◆ Do this:
What are the lines from the one with "What seaborn and" through the one with "from matplotlib.transforms import", inclusive? Output them exactly, and leave out the pictures.

---- Material for the task

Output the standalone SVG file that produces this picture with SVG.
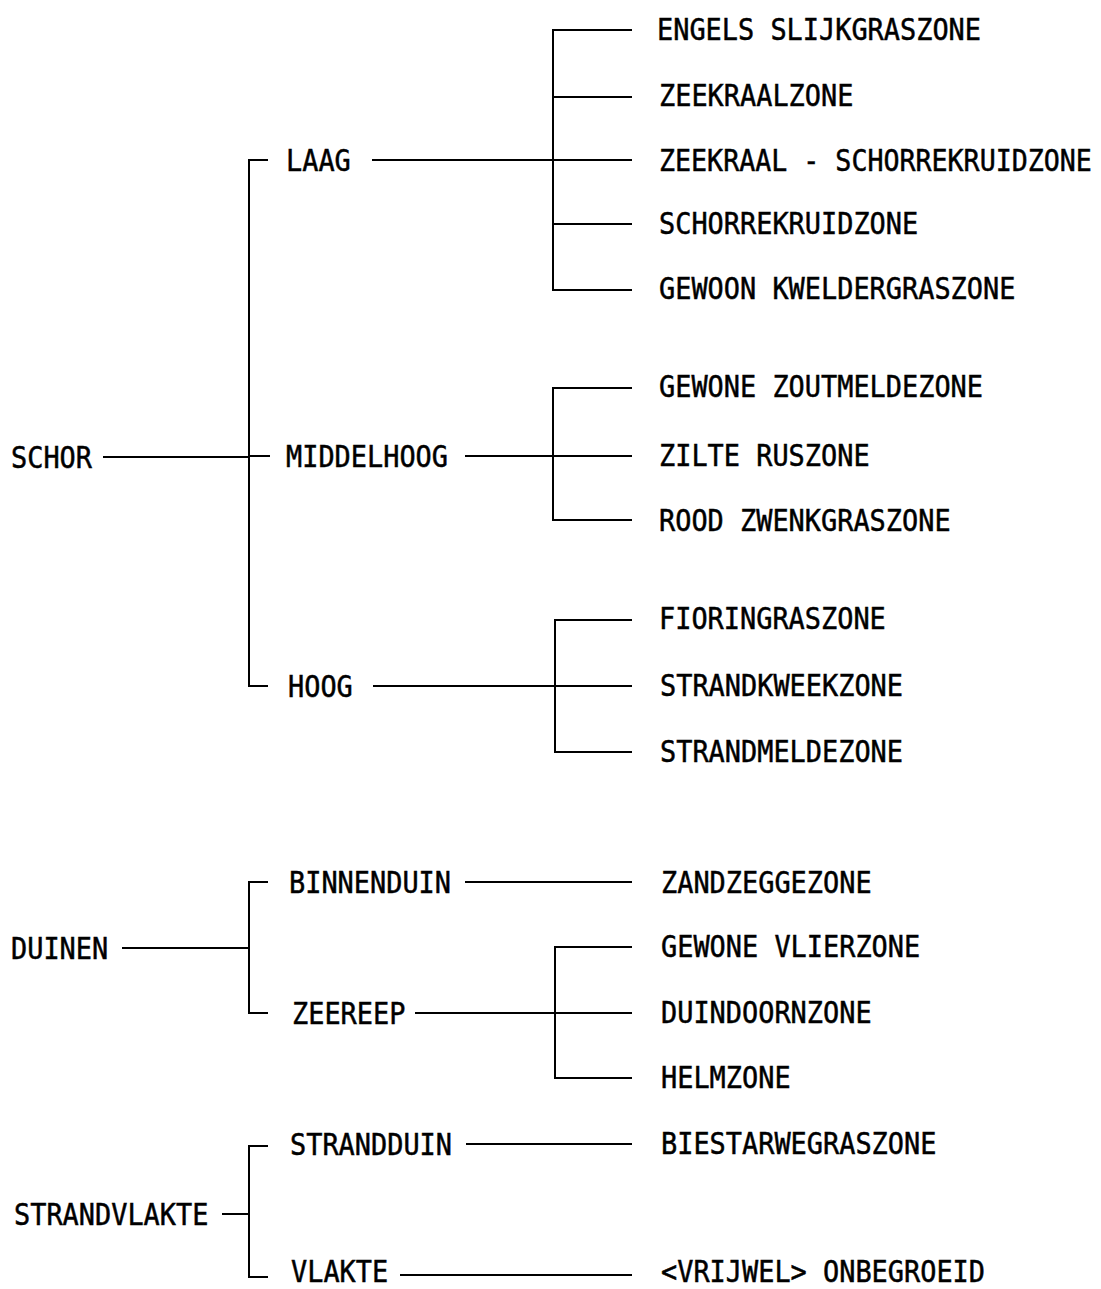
<svg xmlns="http://www.w3.org/2000/svg" width="1101" height="1289" viewBox="0 0 1101 1289">
<style>
text{font-family:"DejaVu Sans Mono","Liberation Mono",monospace;font-size:30px;fill:#000;stroke:#000;stroke-width:0.5;}
.c path{fill:none;stroke:#000;stroke-width:2;}
</style>
<rect width="1101" height="1289" fill="#fff"/>
<g class="c" id="connectors">
<path d="M103 457 H249"/>
<path d="M268 160 H249 V686 H268"/>
<path d="M249 456 H270"/>
<path d="M372 160 H632"/>
<path d="M632 30 H553 V290 H632"/>
<path d="M553 97 H632"/>
<path d="M553 224 H632"/>
<path d="M465 456 H632"/>
<path d="M632 388 H553 V520 H632"/>
<path d="M373 686 H632"/>
<path d="M632 620 H555 V752 H632"/>
<path d="M122 948 H249"/>
<path d="M268 882 H249 V1013 H268"/>
<path d="M465 882 H632"/>
<path d="M415 1013 H632"/>
<path d="M632 947 H555 V1078 H632"/>
<path d="M222 1214 H249"/>
<path d="M268 1146 H249 V1277 H268"/>
<path d="M466 1144 H632"/>
<path d="M400 1275 H632"/>
</g>
<g id="schor"><text x="11" y="468" textLength="81" lengthAdjust="spacingAndGlyphs">SCHOR</text></g>
<g id="laag"><text x="286" y="171" textLength="64.8" lengthAdjust="spacingAndGlyphs">LAAG</text></g>
<g id="middelhoog"><text x="286" y="467" textLength="162" lengthAdjust="spacingAndGlyphs">MIDDELHOOG</text></g>
<g id="hoog"><text x="288" y="697" textLength="64.8" lengthAdjust="spacingAndGlyphs">HOOG</text></g>
<g id="engels"><text x="657" y="40" textLength="324" lengthAdjust="spacingAndGlyphs">ENGELS SLIJKGRASZONE</text></g>
<g id="zeekraal"><text x="659" y="106" textLength="194.4" lengthAdjust="spacingAndGlyphs">ZEEKRAALZONE</text></g>
<g id="zeekraal-schorrekruid"><text transform="translate(659,171) scale(0.888,1)">ZEEKRAAL - SCHORREKRUIDZONE</text></g>
<g id="schorrekruid"><text x="659" y="234" textLength="259.2" lengthAdjust="spacingAndGlyphs">SCHORREKRUIDZONE</text></g>
<g id="kweldergras"><text x="659" y="299" textLength="356.4" lengthAdjust="spacingAndGlyphs">GEWOON KWELDERGRASZONE</text></g>
<g id="zoutmelde"><text x="659" y="397" textLength="324" lengthAdjust="spacingAndGlyphs">GEWONE ZOUTMELDEZONE</text></g>
<g id="zilterus"><text x="659" y="466" textLength="210.6" lengthAdjust="spacingAndGlyphs">ZILTE RUSZONE</text></g>
<g id="roodzwenkgras"><text x="659" y="531" textLength="291.6" lengthAdjust="spacingAndGlyphs">ROOD ZWENKGRASZONE</text></g>
<g id="fioringras"><text x="659" y="629" textLength="226.8" lengthAdjust="spacingAndGlyphs">FIORINGRASZONE</text></g>
<g id="strandkweek"><text x="660" y="696" textLength="243" lengthAdjust="spacingAndGlyphs">STRANDKWEEKZONE</text></g>
<g id="strandmelde"><text x="660" y="762" textLength="243" lengthAdjust="spacingAndGlyphs">STRANDMELDEZONE</text></g>
<g id="duinen"><text x="11" y="959" textLength="97.2" lengthAdjust="spacingAndGlyphs">DUINEN</text></g>
<g id="binnenduin"><text x="289" y="893" textLength="162" lengthAdjust="spacingAndGlyphs">BINNENDUIN</text></g>
<g id="zeereep"><text x="292" y="1024" textLength="113.4" lengthAdjust="spacingAndGlyphs">ZEEREEP</text></g>
<g id="zandzegge"><text x="661" y="893" textLength="210.6" lengthAdjust="spacingAndGlyphs">ZANDZEGGEZONE</text></g>
<g id="vlier"><text x="661" y="957" textLength="259.2" lengthAdjust="spacingAndGlyphs">GEWONE VLIERZONE</text></g>
<g id="duindoorn"><text x="661" y="1023" textLength="210.6" lengthAdjust="spacingAndGlyphs">DUINDOORNZONE</text></g>
<g id="helm"><text x="661" y="1088" textLength="129.6" lengthAdjust="spacingAndGlyphs">HELMZONE</text></g>
<g id="strandvlakte"><text x="14" y="1225" textLength="194.4" lengthAdjust="spacingAndGlyphs">STRANDVLAKTE</text></g>
<g id="strandduin"><text x="290" y="1155" textLength="162" lengthAdjust="spacingAndGlyphs">STRANDDUIN</text></g>
<g id="vlakte"><text x="291" y="1282" textLength="97.2" lengthAdjust="spacingAndGlyphs">VLAKTE</text></g>
<g id="biestarwegras"><text x="661" y="1154" textLength="275.4" lengthAdjust="spacingAndGlyphs">BIESTARWEGRASZONE</text></g>
<g id="onbegroeid"><text x="661" y="1282" textLength="324" lengthAdjust="spacingAndGlyphs">&lt;VRIJWEL&gt; ONBEGROEID</text></g>
</svg>
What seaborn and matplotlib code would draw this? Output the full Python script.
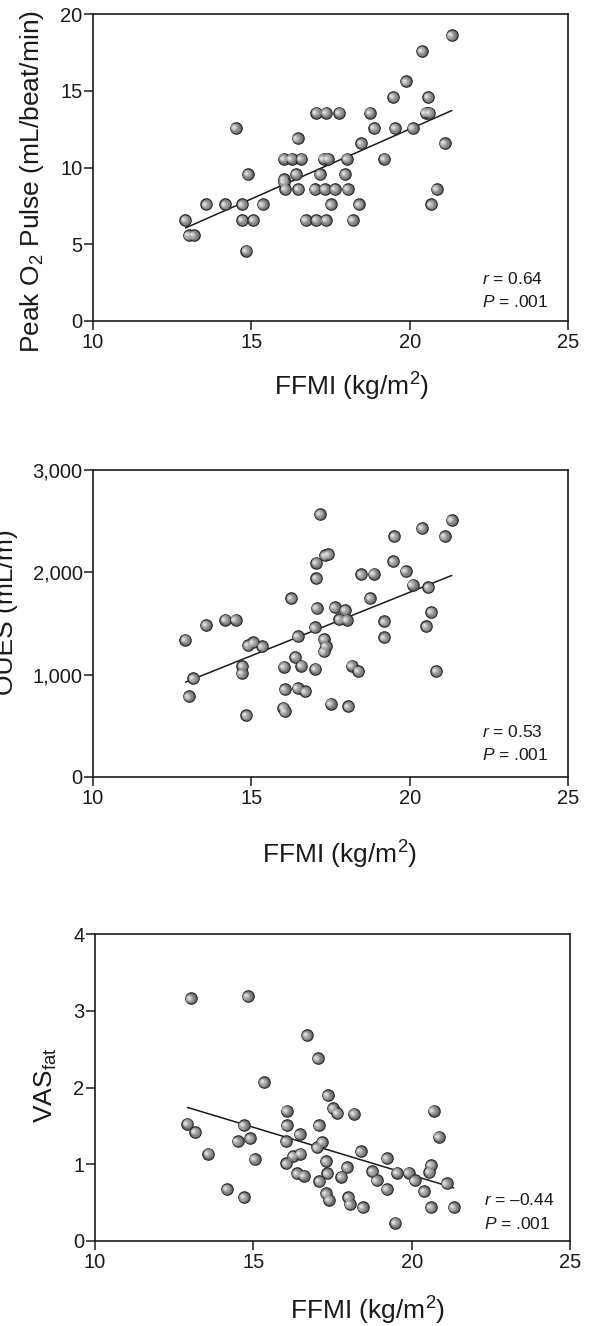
import seaborn as sns
import pandas as pd
import matplotlib
matplotlib.use("Agg")
import matplotlib.pyplot as plt
from matplotlib.transforms import ScaledTranslation

# panel A: peak O2 pulse vs FFMI
ffmi_a = [21.33, 20.39, 19.89, 19.48, 20.59, 17.05, 17.36, 17.78, 18.75, 20.50, 20.62,
          14.51, 18.88, 19.54, 20.10, 16.46, 18.47, 21.11, 16.03, 16.27, 16.58, 17.28,
          17.42, 18.02, 19.20, 14.90, 16.41, 17.17, 17.96, 16.03, 16.03, 16.07, 16.48,
          17.00, 17.32, 17.64, 18.04, 20.85, 13.58, 14.18, 14.72, 15.36, 17.52, 18.40,
          20.68, 12.92, 14.72, 15.06, 16.72, 17.05, 17.36, 18.20, 13.02, 13.18, 14.84]
o2_pulse = [18.62, 17.60, 15.61, 14.59, 14.59, 13.58, 13.58, 13.58, 13.58, 13.58, 13.58,
            12.58, 12.58, 12.58, 12.58, 11.90, 11.59, 11.59, 10.57, 10.57, 10.57, 10.57,
            10.57, 10.57, 10.57, 9.59, 9.59, 9.59, 9.59, 9.24, 9.06, 8.60, 8.60,
            8.60, 8.60, 8.60, 8.60, 8.60, 7.60, 7.60, 7.60, 7.60, 7.60, 7.60,
            7.60, 6.59, 6.59, 6.59, 6.59, 6.59, 6.59, 6.59, 5.59, 5.59, 4.59]

# panel B: OUES vs FFMI
ffmi_b = [17.17, 21.33, 20.39, 19.52, 21.11, 17.33, 17.43, 17.05, 19.48, 19.88, 18.47,
          18.87, 17.05, 20.09, 20.59, 16.26, 18.75, 17.07, 17.63, 17.96, 20.68, 13.57,
          14.18, 14.50, 17.78, 18.01, 19.20, 20.53, 17.00, 16.47, 12.92, 17.30, 19.20,
          15.06, 14.90, 15.35, 17.35, 17.29, 16.39, 14.72, 16.03, 16.58, 17.02, 18.17,
          18.38, 20.84, 14.70, 13.17, 16.05, 16.46, 16.71, 13.02, 17.51, 18.06, 16.01,
          16.05, 14.84]
oues = [2571, 2512, 2434, 2352, 2352, 2165, 2175, 2094, 2110, 2015, 1982,
        1986, 1943, 1881, 1855, 1747, 1750, 1652, 1659, 1632, 1613, 1485,
        1537, 1537, 1541, 1537, 1521, 1475, 1462, 1377, 1341, 1348, 1364,
        1315, 1289, 1276, 1279, 1227, 1174, 1086, 1079, 1089, 1060, 1089,
        1037, 1037, 1014, 965, 857, 870, 837, 788, 716, 690, 677,
        644, 605]

# panel C: VAS fat vs FFMI
ffmi_c = [13.02, 14.82, 16.70, 17.03, 15.34, 17.35, 17.52, 17.65, 16.05, 18.18, 20.69,
          12.92, 14.70, 16.05, 17.07, 13.17, 16.46, 20.85, 14.90, 14.50, 16.03, 17.17,
          17.01, 18.39, 13.58, 16.25, 16.48, 19.21, 15.04, 17.30, 16.04, 20.61, 17.96,
          20.56, 19.54, 19.90, 18.76, 16.38, 17.34, 16.59, 17.78, 18.89, 20.09, 17.08,
          21.10, 14.17, 19.21, 20.39, 17.30, 18.00, 14.71, 17.39, 18.04, 18.45, 20.61,
          21.33, 19.48]
vas_fat = [3.16, 3.19, 2.68, 2.38, 2.07, 1.90, 1.73, 1.67, 1.70, 1.66, 1.70,
           1.53, 1.51, 1.51, 1.51, 1.42, 1.39, 1.36, 1.34, 1.30, 1.30, 1.29,
           1.22, 1.17, 1.14, 1.11, 1.14, 1.08, 1.07, 1.04, 1.01, 0.99, 0.96,
           0.90, 0.89, 0.89, 0.91, 0.88, 0.88, 0.85, 0.84, 0.79, 0.79, 0.78,
           0.75, 0.68, 0.68, 0.65, 0.62, 0.57, 0.57, 0.54, 0.48, 0.44, 0.44,
           0.44, 0.24]

x_ticks = [10, 15, 20, 25]

panels = [
    dict(x=ffmi_a, y=o2_pulse, ylabel="Peak O$_2$ Pulse (mL/beat/min)",
         ylim=(0, 20), yticks=[0, 5, 10, 15, 20], yfmt="{:.0f}",
         r="0.64", pos=[93, 14], ylab=(-0.099, 0.453), xlab=(0.545, -0.163), txt=(0.138, 0.062)),
    dict(x=ffmi_b, y=oues, ylabel="OUES (mL/m)",
         ylim=(0, 3000), yticks=[0, 1000, 2000, 3000], yfmt="{:,.0f}",
         r="0.53", pos=[93, 470], ylab=(-0.158, 0.537), xlab=(0.52, -0.2), txt=(0.147, 0.072)),
    dict(x=ffmi_c, y=vas_fat, ylabel="VAS$_{\\mathrm{fat}}$",
         ylim=(0, 4), yticks=[0, 1, 2, 3, 4], yfmt="{:.0f}",
         r="\u20130.44", pos=[95, 934], ylab=(-0.076, 0.507), xlab=(0.573, -0.175), txt=(0.134, 0.056)),
]

W, H = 589, 1326
ax_w, ax_h = 475, 307

sns.set_style("ticks")
plt.rcParams["font.family"] = ["Liberation Sans", "DejaVu Sans"]
plt.rcParams["mathtext.fontset"] = "custom"
plt.rcParams["mathtext.rm"] = "Liberation Sans"
plt.rcParams["mathtext.it"] = "Liberation Sans:italic"
plt.rcParams["mathtext.bf"] = "Liberation Sans:bold"

fig = plt.figure(figsize=(W / 100, H / 100), dpi=100)


def shaded_scatter(ax, df):
    # base ball plus lighter blobs nudged left for the 3D look
    sns.scatterplot(data=df, x="x", y="y", ax=ax, s=68, color="#6a6a6a",
                    edgecolor="#262626", linewidth=0.8, zorder=3, legend=False)
    layers = [(46, "#858585", 0.5), (26, "#a8a8a8", 1.0), (10, "#cdcdcd", 1.5), (2, "#e8e8e8", 1.8)]
    for s, c, off in layers:
        sns.scatterplot(data=df, x="x", y="y", ax=ax, s=s, color=c,
                        linewidth=0, zorder=4, legend=False)
        coll = ax.collections[-1]
        coll.set_offset_transform(
            ax.transData + ScaledTranslation(-off / 72, off * 0.4 / 72, fig.dpi_scale_trans))


for p in panels:
    left, top = p["pos"]
    ax = fig.add_axes([left / W, 1 - (top + ax_h) / H, ax_w / W, ax_h / H])
    df = pd.DataFrame({"x": p["x"], "y": p["y"]})

    sns.regplot(data=df, x="x", y="y", ax=ax, scatter=False, ci=None,
                color="#1a1a1a", line_kws={"linewidth": 1.1, "zorder": 2})
    shaded_scatter(ax, df)

    ax.set_xlim(10, 25)
    ax.set_ylim(*p["ylim"])
    ax.set_xticks(x_ticks)
    ax.set_yticks(p["yticks"])
    ax.set_yticklabels([p["yfmt"].format(v) for v in p["yticks"]])
    ax.tick_params(axis="both", direction="out", length=6.5, width=1.1,
                   labelsize=14.5, colors="#1a1a1a")
    ax.tick_params(axis="x", pad=2)
    ax.tick_params(axis="y", pad=1)
    for sp in ax.spines.values():
        sp.set_linewidth(1.2)
        sp.set_color("#1a1a1a")

    ax.set_xlabel("FFMI (kg/m$^2$)", fontsize=19, color="#1a1a1a")
    ax.set_ylabel(p["ylabel"], fontsize=19, color="#1a1a1a")
    ax.xaxis.set_label_coords(*p["xlab"])
    ax.yaxis.set_label_coords(*p["ylab"])

    tx = 0.82
    ax.text(tx, p["txt"][0], "$\\mathit{r}$ = " + p["r"], transform=ax.transAxes,
            fontsize=12.5, va="center", ha="left", color="#1a1a1a")
    ax.text(tx, p["txt"][1], "$\\mathit{P}$ = .001", transform=ax.transAxes,
            fontsize=12.5, va="center", ha="left", color="#1a1a1a")

fig.savefig("out.png", dpi=100)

--------

◆ Completed exercise:
What seaborn and matplotlib code would draw this? Output the full Python script.
import seaborn as sns
import pandas as pd
import matplotlib
matplotlib.use("Agg")
import matplotlib.pyplot as plt
from matplotlib.transforms import ScaledTranslation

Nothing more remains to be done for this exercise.